Perhaps not surprisingly. As pointed out by Sen. Russ Feingold, D-Wisc., a leading critic of the campaign finance system, the Brennan Center study notes that "political parties using soft money are the worst abusers of the phony issue ad loophole."

Political parties are allowed to use "soft money" -- unrestricted donations that are meant for various "party-building" activities and not for specific candidates -- for "issue advocacy" ads.

But both the Republican National Committee and the Democratic National Committee are misusing the loophole, according to the study. Of those studied, 85 percent of the ads didn't even mention the political party until the end. And 99 percent of the "party-building" ads mentioned the name of a candidate.

"In '98, we saw the extent to which political parties have taken to use so-called 'issue advocacy' as a major element in their election strategy," Mann says. "All of these ads are run not to generically 'help the party,' but in specific geographical districts and states, mentioning the name of a candidate, most of them having an attack component -- and they don't have any issue content."

One "party-building" ad cited in the study was run by the Wisconsin Republican Party and involved the Senate campaign of then-Rep. Mark Neumann, who was challenging Feingold in 1998. In an attempt to portray Republican Neumann as independent, the "party-building" ad bragged about how often he had voted against his party. "He even stood up to his own party to rebuild Social Security," the ad says.

Party soft-money ads have been an issue in the past couple of months. Vice President Al Gore once pledged that he would forgo "soft money" television ads run by the DNC as long as the RNC didn't run any either. On March 14, Gore said that he would "take the first step by requesting the Democratic National Committee not to run any issue ads paid for by soft money unless and until the Republican Party uses money for advertising ... You have the power to join me in banning soft money. If you are willing to do the right thing, we can change politics forever." But DNC chairman Joe Andrew said this week, "We will put [ads] up when we think it's strategically important to put them up."

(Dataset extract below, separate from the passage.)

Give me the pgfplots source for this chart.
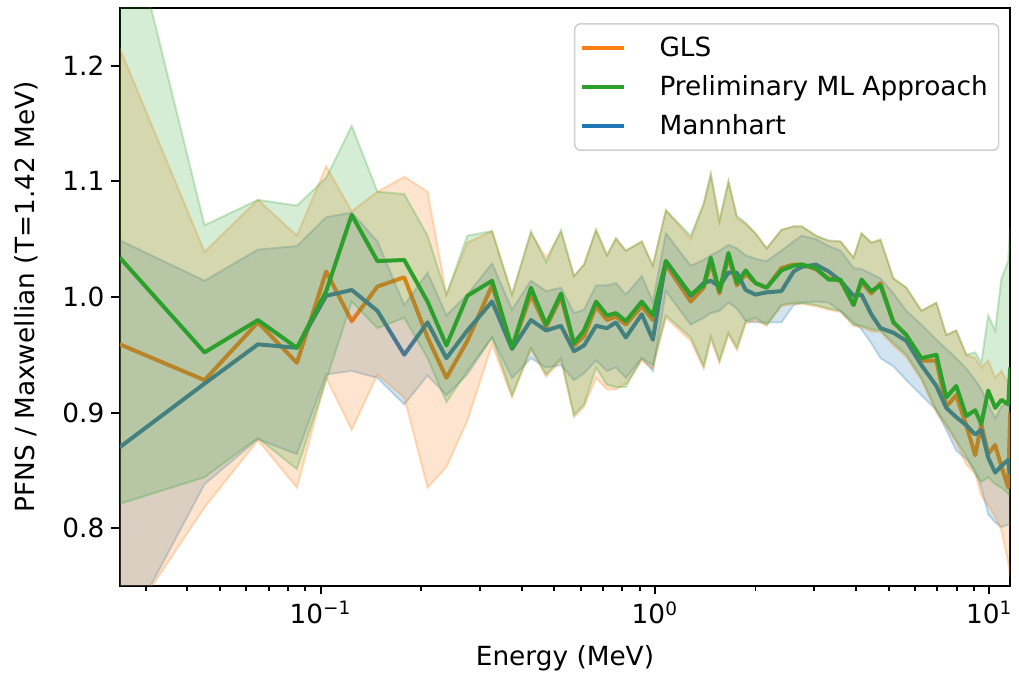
\documentclass[border=0pt]{standalone}
\usepackage{fontspec}
\setmainfont{DejaVu Sans}
\usepackage{pgfplots}
\pgfplotsset{compat=1.18}
\usepgfplotslibrary{fillbetween}
\usepackage{pgfplotstable}
\definecolor{cblue}{HTML}{1F77B4}
\definecolor{corange}{HTML}{FF7F0E}
\definecolor{cgreen}{HTML}{2CA02C}

\pgfplotstableread{
x      by    blo   bhi   oy    olo   ohi   gy    glo   ghi
0.0251 0.870 0.700 1.049 0.959 0.708 1.215 1.034 0.821 1.360
0.045  0.925 0.838 1.014 0.928 0.818 1.039 0.952 0.844 1.062
0.065  0.959 0.877 1.041 0.978 0.876 1.084 0.980 0.878 1.084
0.085  0.956 0.864 1.044 0.943 0.835 1.053 0.956 0.851 1.079
0.104  1.001 0.933 1.069 1.022 0.930 1.113 1.005 0.928 1.103
0.124  1.006 0.936 1.073 0.979 0.885 1.074 1.071 0.996 1.148
0.148  0.988 0.930 1.048 1.009 0.933 1.091 1.031 0.973 1.091
0.178  0.950 0.907 0.993 1.017 0.913 1.104 1.032 0.982 1.089
0.209  0.978 0.932 1.021 0.965 0.835 1.091 0.996 0.947 1.053
0.238  0.947 0.915 0.984 0.930 0.853 1.002 0.958 0.909 1.002
0.275  0.971 0.933 1.002 0.962 0.893 1.047 1.001 0.936 1.053
0.326  0.996 0.965 1.029 1.010 0.959 1.057 1.014 0.965 1.057
0.374  0.955 0.930 0.989 0.956 0.913 1.002 0.956 0.915 1.002
0.426  0.980 0.947 1.014 1.002 0.955 1.055 1.008 0.956 1.057
0.473  0.971 0.939 1.005 0.974 0.931 1.034 0.976 0.933 1.030
0.524  0.975 0.941 1.008 1.000 0.945 1.056 1.003 0.947 1.058
0.573  0.953 0.928 0.986 0.958 0.896 1.018 0.960 0.898 1.018
0.614  0.958 0.934 0.989 0.966 0.905 1.028 0.971 0.907 1.028
0.667  0.975 0.945 1.010 0.992 0.930 1.058 0.996 0.939 1.058
0.719  0.973 0.936 1.010 0.980 0.920 1.036 0.984 0.924 1.036
0.765  0.978 0.939 1.012 0.983 0.920 1.050 0.986 0.922 1.051
0.819  0.965 0.930 1.002 0.976 0.925 1.040 0.979 0.922 1.040
0.914  0.985 0.947 1.018 0.992 0.945 1.048 0.996 0.947 1.048
0.986  0.963 0.936 0.996 0.980 0.938 1.027 0.984 0.941 1.027
1.079  1.031 1.005 1.055 1.028 0.982 1.075 1.031 0.984 1.075
1.28   1.001 0.976 1.027 0.996 0.962 1.050 1.002 0.965 1.053
1.40   1.012 0.982 1.032 1.008 0.938 1.080 1.010 0.940 1.081
1.47   1.014 0.986 1.036 1.030 0.963 1.105 1.034 0.966 1.107
1.56   1.009 0.988 1.040 1.003 0.943 1.065 1.005 0.945 1.066
1.66   1.021 0.995 1.045 1.035 0.967 1.100 1.038 0.969 1.100
1.76   1.021 0.990 1.042 1.010 0.954 1.068 1.012 0.956 1.070
1.87   1.006 0.979 1.036 1.020 0.977 1.063 1.023 0.979 1.064
2.00   1.002 0.978 1.033 1.012 0.980 1.055 1.012 0.982 1.055
2.16   1.004 0.978 1.031 1.008 0.975 1.042 1.008 0.976 1.042
2.39   1.005 0.978 1.040 1.025 0.992 1.058 1.023 0.993 1.058
2.60   1.022 0.993 1.048 1.028 0.994 1.061 1.027 0.995 1.061
2.75   1.026 0.995 1.053 1.028 0.994 1.061 1.028 0.995 1.061
3.03   1.028 0.996 1.050 1.024 0.992 1.053 1.025 0.993 1.053
3.31   1.022 0.995 1.044 1.016 0.989 1.048 1.015 0.990 1.049
3.59   1.014 0.988 1.040 1.014 0.987 1.048 1.015 0.988 1.048
3.93   1.001 0.978 1.025 0.993 0.975 1.034 0.993 0.976 1.034
4.15   1.002 0.972 1.024 1.013 0.974 1.055 1.015 0.975 1.055
4.44   0.985 0.960 1.020 1.003 0.970 1.047 1.005 0.972 1.047
4.73   0.973 0.947 1.016 1.012 0.970 1.050 1.010 0.971 1.049
5.17   0.969 0.940 1.003 0.978 0.958 1.016 0.978 0.960 1.016
5.65   0.962 0.928 0.988 0.967 0.948 1.008 0.967 0.950 1.008
6.27   0.941 0.915 0.976 0.945 0.928 0.988 0.947 0.930 0.988
6.95   0.923 0.902 0.963 0.945 0.900 0.995 0.950 0.902 0.995
7.44   0.904 0.885 0.955 0.905 0.888 0.967 0.913 0.890 0.967
7.97   0.896 0.867 0.947 0.915 0.874 0.971 0.923 0.876 0.971
8.54   0.889 0.860 0.938 0.889 0.855 0.950 0.897 0.862 0.950
9.08   0.881 0.850 0.928 0.863 0.847 0.947 0.902 0.847 0.952
9.47   0.885 0.835 0.920 0.890 0.828 0.939 0.890 0.840 0.943
9.93   0.861 0.812 0.907 0.864 0.820 0.945 0.919 0.844 0.984
10.42  0.848 0.805 0.895 0.872 0.810 0.930 0.904 0.838 0.971
10.88  0.854 0.801 0.905 0.853 0.798 0.936 0.911 0.835 1.016
11.40  0.859 0.803 0.910 0.835 0.770 0.925 0.907 0.830 1.031
11.55  0.847 0.803 0.900 0.900 0.758 0.920 0.939 0.827 1.060
}\data

\begin{document}
\begin{tikzpicture}
\begin{axis}[
  scale only axis, width=446pt, height=289.5pt,
  xmode=log, xmin=0.0251, xmax=11.55, ymin=0.75, ymax=1.25,
  font=\fontsize{13.2}{15.8}\selectfont,
  axis line style={line width=1pt},
  every tick/.style={black, line width=1pt},
  tick align=outside, tick pos=left,
  major tick length=4.2pt, minor tick length=2.4pt,
  xtick={0.1,1,10},
  xticklabels={10\textsuperscript{−1},10\textsuperscript{0},10\textsuperscript{1}},
  minor xtick={0.03,0.04,0.05,0.06,0.07,0.08,0.09,0.2,0.3,0.4,0.5,0.6,0.7,0.8,0.9,2,3,4,5,6,7,8,9},
  ytick={0.8,0.9,1.0,1.1,1.2},
  yticklabels={0.8,0.9,1.0,1.1,1.2},
  xlabel={Energy (MeV)},
  ylabel={PFNS / Maxwellian (T=1.42 MeV)},
  every axis x label/.style={at={(0.5,-0.126)}, anchor=center},
  every axis y label/.style={at={(-0.1054,0.5)}, anchor=center, rotate=90},
  fill between/on layer=main,
  legend style={at={(rel axis cs:0.988,0.974)}, anchor=north east,
    draw=black!18, line width=0.8pt, rounded corners=3pt, fill=white, fill opacity=0.8, text opacity=1,
    inner xsep=2.5pt, inner ysep=4.5pt, row sep=4pt,
    nodes={inner xsep=3pt}},
  legend cell align=left,
  legend image code/.code={\draw[#1, line width=2pt] (0pt,0pt) -- (21pt,0pt); \path[draw=none,fill=none] (0pt,0pt) -- (36pt,0pt);},
]
\addlegendimage{corange}
\addlegendentry{GLS}
\addlegendimage{cgreen}
\addlegendentry{Preliminary ML Approach}
\addlegendimage{cblue}
\addlegendentry{Mannhart}

% lines of GLS and Mannhart
\addplot[corange, line width=2pt, line join=round, forget plot] table[x=x,y=oy]{\data};
\addplot[cblue, line width=2pt, line join=round, forget plot] table[x=x,y=by]{\data};

% Mannhart band
\addplot[name path=bh, draw=cblue, draw opacity=0.25, line width=1pt, forget plot] table[x=x,y=bhi]{\data};
\addplot[name path=bl, draw=cblue, draw opacity=0.25, line width=1pt, forget plot] table[x=x,y=blo]{\data};
\addplot[fill=cblue, fill opacity=0.2, forget plot] fill between[of=bh and bl];

% GLS band
\addplot[name path=oh, draw=corange, draw opacity=0.25, line width=1pt, forget plot] table[x=x,y=ohi]{\data};
\addplot[name path=ol, draw=corange, draw opacity=0.25, line width=1pt, forget plot] table[x=x,y=olo]{\data};
\addplot[fill=corange, fill opacity=0.2, forget plot] fill between[of=oh and ol];

% ML
\addplot[cgreen, line width=2pt, line join=round, forget plot] table[x=x,y=gy]{\data};
\addplot[name path=gh, draw=cgreen, draw opacity=0.25, line width=1pt, forget plot] table[x=x,y=ghi]{\data};
\addplot[name path=gl, draw=cgreen, draw opacity=0.25, line width=1pt, forget plot] table[x=x,y=glo]{\data};
\addplot[fill=cgreen, fill opacity=0.2, forget plot] fill between[of=gh and gl];

\coordinate (bbl) at (rel axis cs:0,0);
\coordinate (btr) at (rel axis cs:1,1);
\end{axis}
\path ([xshift=-60pt,yshift=-44.5pt]bbl) rectangle ([xshift=3.5pt,yshift=4pt]btr);
\end{tikzpicture}
\end{document}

Since "issue ads" are classified as such and don't fall into the purview of FEC law, they can be funded anonymously.

One of the most notorious examples of this, according to Jamieson, occurred during the Republican presidential primaries when a pseudonymous group calling itself "Republicans for Clean Air" ran an "issue" ad (Watch the ad.) that blasted the environmental record of Arizona Sen. John McCain and praised that of Gov. George W. Bush. The New York Times soon reported that financial supporters of Bush's -- Sam and Charles Wyly -- had set up the organization and poured at least $2 million into the ads. The incident was interpreted by proponents of campaign finance reform as a crass skirting of campaign contribution limits and a textbook example of the problem with "issue ads."

"I think the ads that are the most problematic are the ones run by pseudonymous groups ... like the Wyly brothers ad," says Jamieson. "These are ads that seem to have electoral intent but they skirt the law."

Calling the study "eye-opening," McCain -- one of the Senate's leading voices for campaign finance reform -- argues that it "provides more ample proof that we must act to change our campaign finance laws. Loopholes are being exploited at an alarming rate and this report proves that this statement is not just anecdotal, but factual."

Moreover, McCain warns dramatically, "We will continue to see the increase of the pernicious effect of an evil that goes unchecked. And like any evil, it will get worse before gets better."

The Brennan Center study "shows explicitly and convincingly that sham 'issue ads' are indeed campaign ads," says Shays. "They target specific candidates, and they are meant to influence elections. We should treat sham 'issue ads' the same way we treat campaign ads under the existing election laws."

"For the first time we've gotten a real empirical handle on the nature of political advertising," says Mann. "For the first time, we've gotten a sense of the relationship between what the courts have said about express advocacy and issue advocacy and what's actually going on out there in the real world of politics."